First of all, it is impossible to create a perfect mirror (although cavities of very high Q-factor exist – think tens of thousands of reflections within the cavity).
Classical electromagnetism is linear, so solutions just add up. Light can't "press" other light out of the ball (unless you reach intensities where you have to consider the quantum field theory effect of photon-photon scattering – but that would require incredibly intense field strengths).
But even long before you run into trouble: The light you shine in will always reach your aperture again after some time. You can see this from a simple ray optics argument: Assume you shine in a ray of light into the cavity. There will be a plane through the center of the sphere and the ray of light. All reflected rays will lie within that plane, because the surface of the sphere is perpendicular to a plane through the origin.

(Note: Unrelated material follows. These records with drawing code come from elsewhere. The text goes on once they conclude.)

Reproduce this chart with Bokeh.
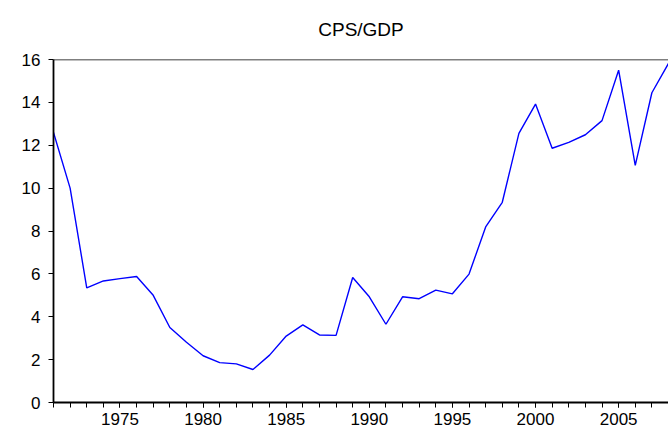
from bokeh.plotting import figure
from bokeh.models import FixedTicker, Range1d, Span
from bokeh.embed import file_html
from bokeh.resources import INLINE

years = list(range(1971, 2009))
cps_gdp = [12.6, 10.0, 5.35, 5.67, 5.78, 5.88, 5.0, 3.5, 2.81, 2.18,
           1.86, 1.8, 1.54, 2.21, 3.1, 3.62, 3.15, 3.13, 5.83, 4.93,
           3.65, 4.93, 4.84, 5.24, 5.07, 5.99, 8.19, 9.34, 12.55, 13.92,
           11.86, 12.13, 12.49, 13.15, 15.5, 11.06, 14.45, 15.82]
x_major = [1975, 1980, 1985, 1990, 1995, 2000, 2005]
y_major = [0, 2, 4, 6, 8, 10, 12, 14, 16]
title_text = "CPS/GDP"

FONT = "Liberation Sans"

p = figure(width=668, height=430, output_backend="svg", toolbar_location=None,
           x_range=Range1d(1971, 2008), y_range=Range1d(0, 16),
           min_border_left=53, min_border_right=0, min_border_top=55, min_border_bottom=28)

p.line(years, cps_gdp, line_color="#0000ff", line_width=1.4)

p.title.text = title_text
p.title.align = "center"
p.title.vertical_align = "top"
p.title.text_font = FONT
p.title.text_font_style = "normal"
p.title.text_font_size = "19px"
p.title.text_color = "#000000"
p.title.text_line_height = 0.7
p.title.standoff = 36

p.xgrid.visible = False
p.ygrid.visible = False
p.outline_line_color = None
p.background_fill_color = "white"
p.border_fill_color = "white"

p.add_layout(Span(location=16, dimension="width", line_color="black", line_width=1.5))

xa = p.xaxis[0]
xa.ticker = FixedTicker(ticks=x_major, minor_ticks=years)
ya = p.yaxis[0]
ya.ticker = FixedTicker(ticks=y_major, minor_ticks=[])
for ax in (xa, ya):
    ax.axis_line_color = "black"
    ax.axis_line_width = 1.8
    ax.major_tick_line_color = "black"
    ax.minor_tick_line_color = "black"
    ax.major_tick_in = 0
    ax.major_tick_out = 5
    ax.minor_tick_in = 0
    ax.minor_tick_out = 5
    ax.major_label_text_font = FONT
    ax.major_label_text_font_size = "17px"
    ax.major_label_text_color = "#000000"
ya.major_label_standoff = 8
xa.major_label_standoff = 5

open("out.html", "w").write(file_html(p, INLINE))
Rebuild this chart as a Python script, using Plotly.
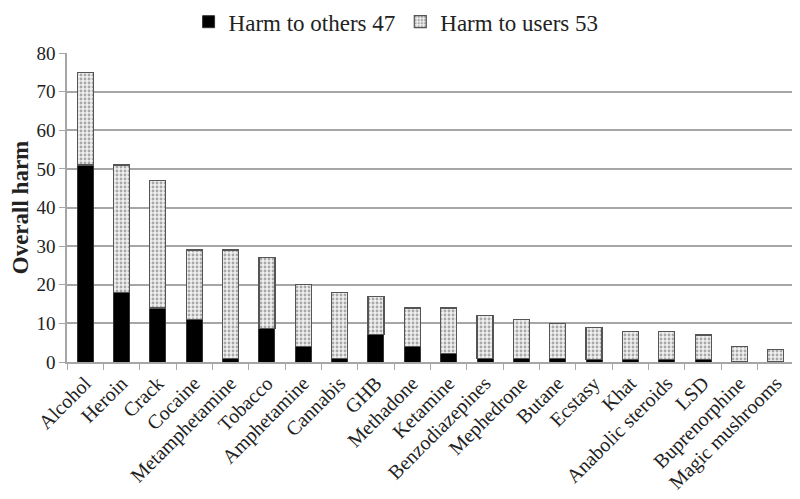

So it reduces to the 2d problem of a ray reflecting of a circle. Either the angle of incidence is commensurable with $2\pi$, then it will reach exactly the aperture after some time, or it is not – then it will come arbitrarily close to the aperture after some time (this is a basic property of the real numbers). As your aperture will have some finite size the ray will leave the aperture again.
In summary, there is simply no way to couple a ray into the sphere in a way, that keeps the light within the sphere beyond some finite time.
With wave-optics it gets even worse, since you have diffraction, so the smaller you get your aperture, the worse the ray optics approximation will get (but not in a way that helps your idea): The wave-front will spread and you can't keep a lot of your light close to such a "many-reflections" path.
So the average light intensity in the sphere will approach some limit point, where the same amount of radiation goes out as goes in. Not because the light pushes back, but simple due to the propagation of the light allowing no paths that keep the light within the sphere indefinitely.
The question also discusses the scenario of closing the aperture while some light is within the sphere. Assuming perfect conditions not achievable in nature when you open it again the light will exit again. The problem being that this doesn't work in reality as the mirrors won't be perfect and a switchable mirror even less so.
Similar setups to your sphere are used in real optical setups. They are called optical cavities. In some quantum optics experiments they are even used to store emitted photons for some time in a confined space (but not in the sense of putting them in and retrieving them later, rather in the sense of keeping them around and confined to increase the probability of some interaction).
A simple example of the application of optical cavities is a Fabry-Pérot interferometer is a cavity where the mirrors allow partial transmission. By using multiple internal reflection you get a much narrower interference peaks compared to a setup where you split up the beam in two and let those interfere. So in a way, light stored in a cavity is use there to allow interference of multiple reflections of the same signal.
Lasers also use optical cavities (however the medium in the cavity emits light itself) and each emitted photon statistically makes several round trips in the cavity before it leaves through the partially reflective end.